2.status- too many people look at animals as status symbols -- as an accessory. People will buy a hairless dog because they like the attention it brings them... then they get to brag about how they are somehow keeping that type of dog from going the way of the unicorn. (even though there are plenty of hairless dogs needing homes in shelters) Some people think having a pit bull will make them look thug- a great dane will make them look interesting like Lady Gaga - or a chihuahua will make them somehow rich looking like Paris Hilton. pet stores and puppy mills can produce what is in demand... they produce pets not based upon total numbers of open homes- but, upon what people are looking for at the moment.. Shelters hold the aftermath of when people become bored with what they have or move onto a new breed. (it is a shame more people are not aware of the large number of purebred animals in shelters - the AKC could do a much better job of promoting that fact.. it could help people fulfill their status desire and save a life at the same time)

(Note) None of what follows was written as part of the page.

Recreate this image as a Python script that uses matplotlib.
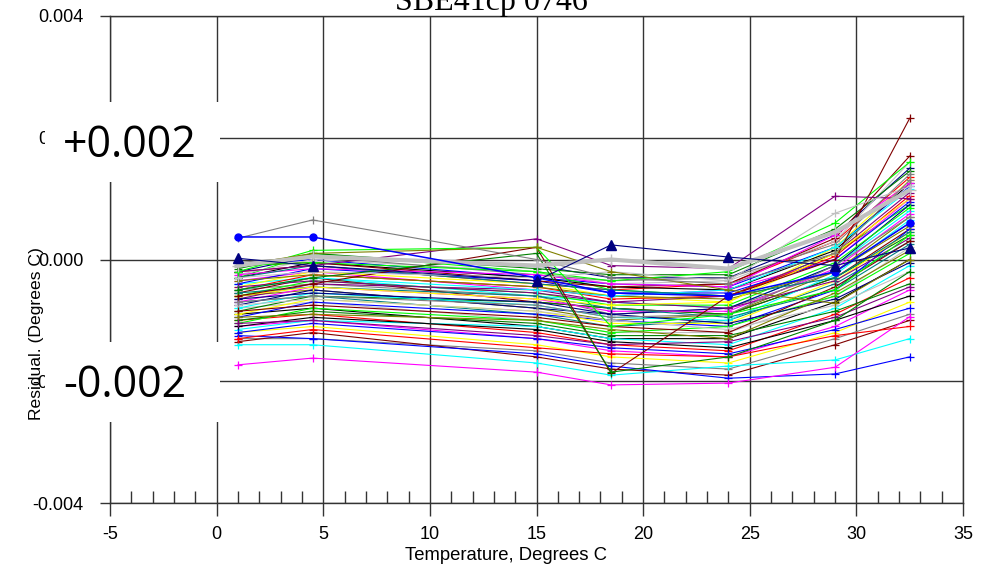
import matplotlib
matplotlib.use("Agg")
import matplotlib.pyplot as plt
from matplotlib.patches import Rectangle

# calibration temperatures (deg C)
temps = [1.0, 4.5, 15.0, 18.5, 24.0, 29.0, 32.5]

# residuals per calibration run, in millidegrees C
runs_mk = [
    [-0.10, 0.00, -0.30, -0.40, -0.45, 0.20, 1.20],
    [-0.20, -0.10, -0.40, -0.50, -0.40, 0.30, 1.35],
    [-0.30, 0.10, -0.20, -0.50, -0.60, 0.10, 0.90],
    [-0.35, -0.20, -0.50, -0.60, -0.50, 0.00, 1.00],
    [-0.40, -0.30, -0.60, -0.70, -0.80, -0.10, 0.80],
    [-0.45, -0.20, -0.40, -0.60, -0.70, 0.20, 1.30],
    [-0.50, -0.40, -0.60, -0.90, -0.80, -0.20, 0.60],
    [-0.55, -0.30, -0.70, -0.80, -0.90, -0.30, 0.50],
    [-0.60, -0.50, -0.80, -1.00, -0.90, -0.20, 0.70],
    [-0.65, -0.40, -0.50, -0.70, -0.60, 0.10, 1.10],
    [-0.70, -0.60, -0.90, -1.10, -1.00, -0.40, 0.30],
    [-0.75, -0.50, -0.80, -0.90, -0.80, -0.10, 0.90],
    [-0.80, -0.70, -1.00, -1.20, -1.20, -0.60, 0.20],
    [-0.85, -0.60, -0.70, -0.80, -0.90, -0.30, 0.40],
    [-0.90, -0.80, -1.10, -1.30, -1.30, -0.70, 0.00],
    [-0.95, -0.70, -0.90, -1.00, -1.10, -0.50, 0.50],
    [-1.00, -0.90, -1.20, -1.40, -1.50, -0.90, -0.30],
    [-1.05, -0.80, -1.00, -1.20, -1.10, -0.60, 0.10],
    [-1.10, -1.00, -1.30, -1.50, -1.60, -1.10, -0.50],
    [-1.15, -1.00, -1.10, -1.30, -1.40, -0.80, -0.10],
    [-1.20, -1.10, -1.40, -1.60, -1.70, -1.20, -0.70],
    [-1.30, -1.30, -1.50, -1.70, -1.80, -1.30, -0.90],
    [-1.35, -1.20, -1.60, -1.80, -1.90, -1.40, -1.00],
    [-1.40, -1.40, -1.70, -1.90, -1.75, -1.65, -1.30],
    [-1.25, -1.30, -1.55, -1.75, -1.95, -1.88, -1.60],
    [-1.73, -1.62, -1.85, -2.06, -2.03, -1.77, -0.94],
    [-0.20, 0.05, -0.10, -0.30, -0.30, 0.40, 1.50],
    [-0.25, 0.00, -0.20, -0.40, -0.35, 0.30, 1.60],
    [-0.15, 0.10, -0.15, -0.25, -0.25, 0.50, 1.45],
    [-0.30, -0.05, -0.30, -0.45, -0.50, 0.15, 1.25],
    [-0.40, -0.15, -0.35, -0.55, -0.55, 0.00, 0.95],
    [-0.50, -0.25, -0.45, -0.65, -0.60, 0.05, 1.05],
    [-0.60, -0.35, -0.55, -0.75, -0.75, -0.05, 0.85],
    [-0.70, -0.45, -0.65, -0.85, -0.85, -0.15, 0.75],
    [-0.80, -0.55, -0.75, -0.95, -1.00, -0.25, 0.65],
    [-0.90, -0.65, -0.85, -1.05, -1.05, -0.35, 0.45],
    [-0.05, 0.05, -0.25, -0.35, -0.30, 0.25, 1.40],
    [-0.10, -0.05, -0.35, -0.45, -0.40, 0.35, 1.70],
    [-0.35, -0.25, -0.45, -0.60, -0.65, -0.20, 0.55],
    [-0.45, -0.35, -0.55, -0.70, -0.80, -0.35, 0.35],
    [-0.55, -0.45, -0.60, -0.80, -0.95, -0.50, 0.25],
    [-0.65, -0.55, -0.70, -0.90, -1.05, -0.65, -0.05],
    [-0.75, -0.65, -0.85, -1.00, -1.15, -0.75, -0.20],
    [-1.00, -0.85, -1.05, -1.25, -1.25, -0.85, -0.40],
    [-1.10, -0.95, -1.15, -1.35, -1.45, -1.00, -0.60],
    [-1.20, -1.05, -1.30, -1.45, -1.55, -1.15, -0.80],
    [-1.30, -1.15, -1.45, -1.55, -1.60, -1.25, -1.10],
    [-0.10, -0.05, -0.20, -0.35, -0.20, 0.60, 1.60],
    [-0.25, -0.15, -0.25, -0.40, -0.45, 0.40, 1.25],
    [-0.50, -0.30, -0.50, -0.60, -0.50, 0.20, 1.15],
    [-0.60, -0.45, -0.65, -0.75, -0.70, 0.10, 1.00],
    [-0.70, -0.60, -0.75, -0.95, -0.90, -0.10, 0.70],
    [-0.85, -0.75, -0.95, -1.10, -1.20, -0.45, 0.30],
    [-0.95, -0.90, -1.00, -1.15, -1.30, -0.55, 0.15],
    [-1.05, -1.00, -1.25, -1.40, -1.35, -0.95, -0.45],
    [-0.30, -0.10, -0.40, -0.50, -0.60, -0.30, 0.45],
    [-0.60, -0.40, 0.20, -1.87, -0.60, 0.00, 2.32],
    [-0.20, -0.10, 0.34, -0.10, -0.15, 1.04, 1.00],
    [-0.30, -0.20, -0.30, -0.20, -0.35, 0.76, 1.20],
    [-0.20, 0.15, 0.20, -1.10, -0.90, -0.50, 0.40],
    [-0.50, -0.30, 0.10, -1.85, -1.60, -1.00, -0.20],
    [-0.10, 0.10, 0.20, -0.20, -0.50, -0.72, 0.00],
    [0.35, 0.65, 0.00, -0.30, -0.40, 0.10, 1.30],
]
run_colors = [
    "#0000FF", "#FF0000", "#00FF00", "#FF00FF", "#00FFFF", "#FFFF00",
    "#808080", "#800000", "#808000", "#800080", "#008080", "#000080",
    "#C0C0C0", "#008000", "#000000",
]
# runs whose colour is known from the picture (index -> colour)
fixed_colors = {
    23: "#00FFFF", 24: "#0000FF", 25: "#FF00FF",
    56: "#800000", 57: "#800080", 58: "#C0C0C0", 59: "#00FF00",
    60: "#008000", 61: "#808000", 62: "#808080",
}

# highlighted runs
thick_gray_mk = [-0.10, 0.05, -0.10, 0.00, -0.15, 0.45, 1.14]
blue_dot_mk = [0.37, 0.37, -0.30, -0.55, -0.60, -0.20, 0.60]
navy_tri_mk = [0.02, -0.10, -0.35, 0.24, 0.04, -0.10, 0.19]

y_ticks = [-0.004, -0.002, 0.0, 0.002, 0.004]
y_labels = ["-0.004", "-0.002", "0.000", "0.002", "0.004"]
x_ticks = [-5, 0, 5, 10, 15, 20, 25, 30, 35]

sans = ["Liberation Sans", "DejaVu Sans"]

W, H = 988, 565
fig = plt.figure(figsize=(W / 100, H / 100), dpi=100)
ax = fig.add_axes([110 / W, 1 - 503 / H, 853 / W, 487 / H])

for i, r in enumerate(runs_mk):
    c = fixed_colors.get(i, run_colors[i % len(run_colors)])
    ax.plot(temps, [v / 1000 for v in r], color=c, lw=0.8, marker="+",
            ms=6, mew=0.9, zorder=3)

ax.plot(temps, [v / 1000 for v in thick_gray_mk], color="#C0C0C0", lw=3,
        marker="+", ms=8, zorder=4)
ax.plot(temps, [v / 1000 for v in blue_dot_mk], color="#0000FF", lw=1.1,
        marker="o", ms=5, zorder=4)
ax.plot(temps, [v / 1000 for v in navy_tri_mk], color="#000080", lw=0.8,
        marker="^", ms=7, zorder=4)

ax.set_xlim(-5, 35)
ax.set_ylim(-0.004, 0.004)
ax.set_xticks(x_ticks)
ax.set_xticklabels([str(t) for t in x_ticks])
ax.set_xticks(range(-4, 35), minor=True)
ax.set_yticks(y_ticks)
ax.set_yticklabels(y_labels)
ax.grid(True, which="major", color="#333333", lw=1.0, zorder=1)
ax.set_axisbelow(True)
for s in ax.spines.values():
    s.set_color("#333333")
    s.set_linewidth(1.0)

ax.tick_params(axis="x", which="major", direction="out", length=9, width=1,
               color="#333333", pad=7.5, labelsize=13)
ax.tick_params(axis="x", which="minor", direction="in", length=9, width=1,
               color="#333333")
ax.tick_params(axis="y", which="major", direction="out", length=7, width=1,
               color="#333333", pad=12, labelsize=13)
for lab in ax.get_xticklabels() + ax.get_yticklabels():
    lab.set_family(sans)

ax.set_xlabel("Temperature, Degrees C", fontsize=13.3, family=sans)
ax.xaxis.label.set_va("baseline")
ax.xaxis.set_label_coords((506 - 110) / 853, (503 - 560) / 487)
ax.set_ylabel("Residual. (Degrees C)", fontsize=12.6, family=sans)
ax.yaxis.set_label_coords((44 - 110) / 853, (503 - 333) / 487)

ax.text((491 - 110) / 853, (503 - 10) / 487, "SBE41cp 0746", transform=ax.transAxes,
        ha="center", va="baseline", fontsize=23, family="Liberation Serif",
        clip_on=False)

# white patches pasted over the 0.002 labels, with bigger labels on top
for top, bottom, base, txt in [(102, 182, 157, "+0.002"), (342, 422, 397, "-0.002")]:
    fig.add_artist(Rectangle((45 / W, 1 - bottom / H), 175 / W, (bottom - top) / H,
                             transform=fig.transFigure, facecolor="white",
                             edgecolor="none", zorder=10))
    fig.text(63 / W, 1 - base / H, txt, ha="left", va="baseline", fontsize=31,
             family="Open Sans", zorder=11)

fig.savefig("out.png", dpi=100)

3.impulse - puppy mills can ship dogs over the internet-- all they need to do is set up a website- toss some cute picks up and charge several hundred or thousands of dollars.. or set up a store front in the mall... combine this with the 'need' for certain looking dogs and the fact that a person can brag about overspending on a purebred dog - it allows for the person to treat the buying of a puppy akin to picking up some Jimmy Choos… using pet stores to adopt out dogs instead of selling dogs is a much better way to go- but, you cut into that impulse when you have a shelter worker actually ask the impulse buyer if they have truly thought about their purchase and are even qualified. (no one questions the buyer when they buy from a mill or a store—all that matters is if the credit card works) 

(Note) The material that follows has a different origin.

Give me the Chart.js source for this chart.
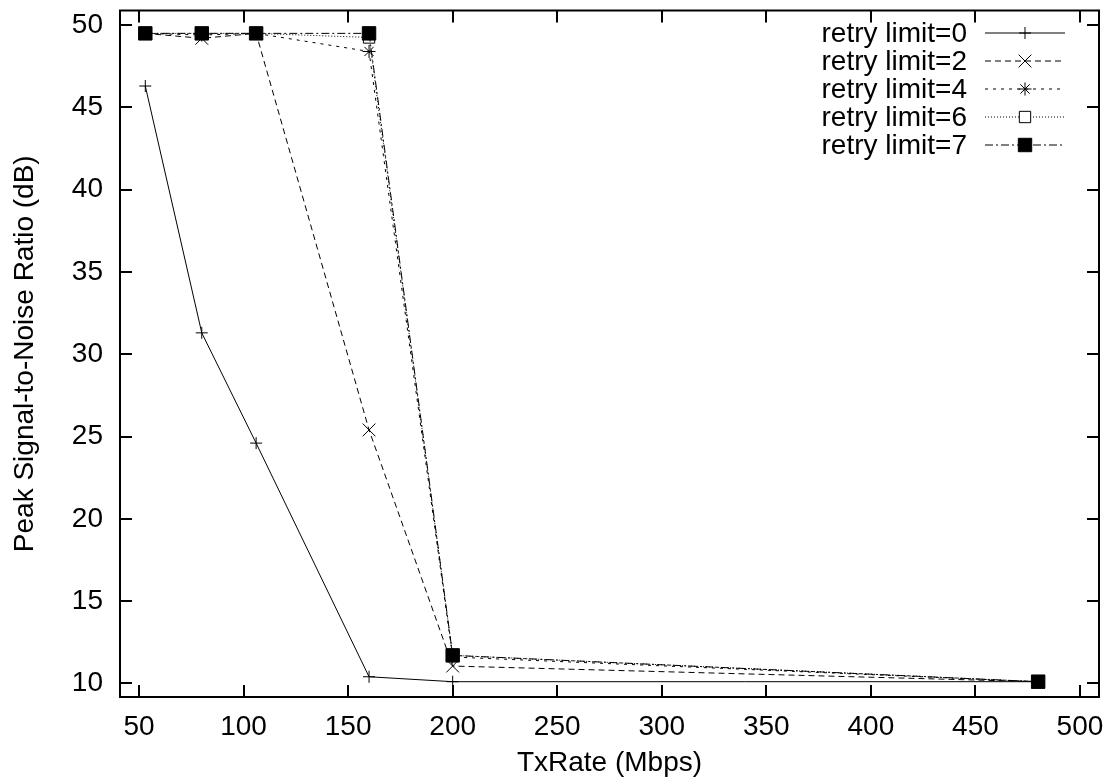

4.ignorance - this one is a bit harder since I still am shocked that there is a person alive who is not aware of the conditions in puppy mills and the huge numbers of animals in shelters.. but, there are truly people who are so ignorant that claim not to know about the truth. There are also people who are ignorant to actually believe that a puppy mill puppy is somehow healthier than shelter dog... and there are some people so ignorant to believe that the AKC fights for the rights of dogs in puppy mills-- it looks very much as though they fight hard against laws to protect them. 

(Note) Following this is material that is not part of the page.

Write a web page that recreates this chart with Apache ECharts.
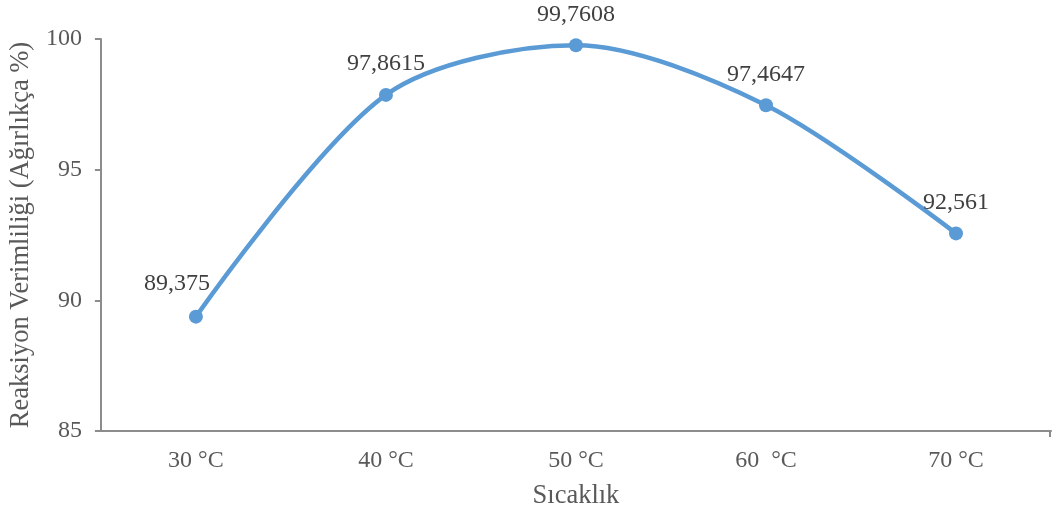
<!DOCTYPE html>
<html>
<head>
<meta charset="utf-8">
<script src="https://cdn.jsdelivr.net/npm/echarts@6/dist/echarts.min.js"></script>
<style>
  html, body { margin: 0; padding: 0; background: #fff; }
  #chart { width: 1052px; height: 515px; }
</style>
</head>
<body>
<div id="chart"></div>
<script>
// Reaction yield by temperature
const categories = ['30 °C', '40 °C', '50 °C', '60  °C', '70 °C'];
const yieldValues = [89.375, 97.8615, 99.7608, 97.4647, 92.561];
const yTicks = { min: 85, max: 100, interval: 5 };

const axisGrey = '#8c8c8c';
const labelGrey = '#595959';
const serif = '"Liberation Serif", "Times New Roman", serif';

const fmt = v => String(v).replace('.', ',');

const chart = echarts.init(document.getElementById('chart'));
chart.setOption({
  animation: false,
  grid: { left: 99, right: 1, top: 39, bottom: 83 },
  xAxis: {
    type: 'category',
    data: categories,
    boundaryGap: true,
    name: 'Sıcaklık',
    nameLocation: 'middle',
    nameGap: 52,
    nameTextStyle: { fontFamily: serif, fontSize: 26.5, color: labelGrey },
    axisLine: { lineStyle: { color: axisGrey, width: 2 } },
    axisTick: { alignWithLabel: true, length: 6, lineStyle: { color: axisGrey, width: 2 } },
    axisLabel: { fontFamily: serif, fontSize: 24, color: labelGrey, margin: 18 }
  },
  yAxis: {
    type: 'value',
    min: yTicks.min,
    max: yTicks.max,
    interval: yTicks.interval,
    name: 'Reaksiyon Verimliliği (Ağırlıkça %)',
    nameLocation: 'middle',
    nameGap: 63,
    nameTextStyle: { fontFamily: serif, fontSize: 26.5, color: labelGrey },
    axisLine: { show: true, lineStyle: { color: axisGrey, width: 2 } },
    axisTick: { show: true, length: 6, lineStyle: { color: axisGrey, width: 2 } },
    splitLine: { show: false },
    axisLabel: { fontFamily: serif, fontSize: 24, color: labelGrey, margin: 19 }
  },
  series: [{
    type: 'line',
    data: yieldValues.map((v, i) => i === 0
      ? { value: v, label: { position: 'top', offset: [-19, -2] } }
      : v),
    smooth: 0.3,
    symbol: 'circle',
    symbolSize: 14,
    lineStyle: { color: '#5b9bd5', width: 4.5 },
    itemStyle: { color: '#5b9bd5' },
    label: {
      show: true,
      position: 'top',
      distance: 12,
      fontFamily: serif,
      fontSize: 24,
      color: '#404040',
      formatter: p => fmt(p.value)
    }
  }]
});

// closing tick at the right end of the category axis
const rightEnd = chart.convertToPixel({ gridIndex: 0 }, [categories.length - 1, yTicks.min]);
const halfBand = (chart.convertToPixel({ xAxisIndex: 0 }, 1) - chart.convertToPixel({ xAxisIndex: 0 }, 0)) / 2;
chart.setOption({
  graphic: [{
    type: 'line',
    shape: { x1: rightEnd[0] + halfBand - 1, y1: rightEnd[1], x2: rightEnd[0] + halfBand - 1, y2: rightEnd[1] + 6 },
    style: { stroke: axisGrey, lineWidth: 2 }
  }]
});
</script>
</body>
</html>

5.irresponsibility - it truly is irresponsible to buy a dog or cat when there are millions that are killed in shelters.. it is very irresponsible. People still do it. Puppy mills and pet stores selling puppies/kittens exist in large part to an irresponsible society that treats its companion animals as objects that are warehoused and reproduced as products...they don't care-- those in the business thrive on irresponsibility - they make a ton of money off of it.
Over population is real.. and it is truly shocking to think that a person could possibly turn this into a simple math equation. I honestly think this is one of the most bizarre things I have ever heard. 


Just because there are 10 homes open does not mean that 10 homeless dogs will find their way into them-- you cannot put a 10 year old pug into the home of someone who wants a young colllie and you cannot think that just because a home is open that it means a dog lover will want a cat. This whole over population is a myth is so utterly bizarre in that it simplifies a complex problem. Look at petfinder and ask yourself why there are any people selling pit bull puppies when there are often times over 20,000 pit bulls and pit bull mixes listed needing homes right now. I have two large American bulldog mixes-- I love them .. they are one of the most common breeds at the Miami shelter where I adopted them- yet, it would be beyond ignorant to think that every person looking for a pet would want or be able to handle that type of dog in their life.. and the truth is that there are too many .. and therefore too many sitting in kennels waiting for people to adopt them that do not exist... saying they exist will not make it so. 


Just warehousing dogs and cats does not make less animals.. it does not make the overpopulation fail to exist.. all it does is trick the public into thinking that it is ok to keep breeding pets.. make them think all is well.. it is not. Hope this clears things up for those who might be confused.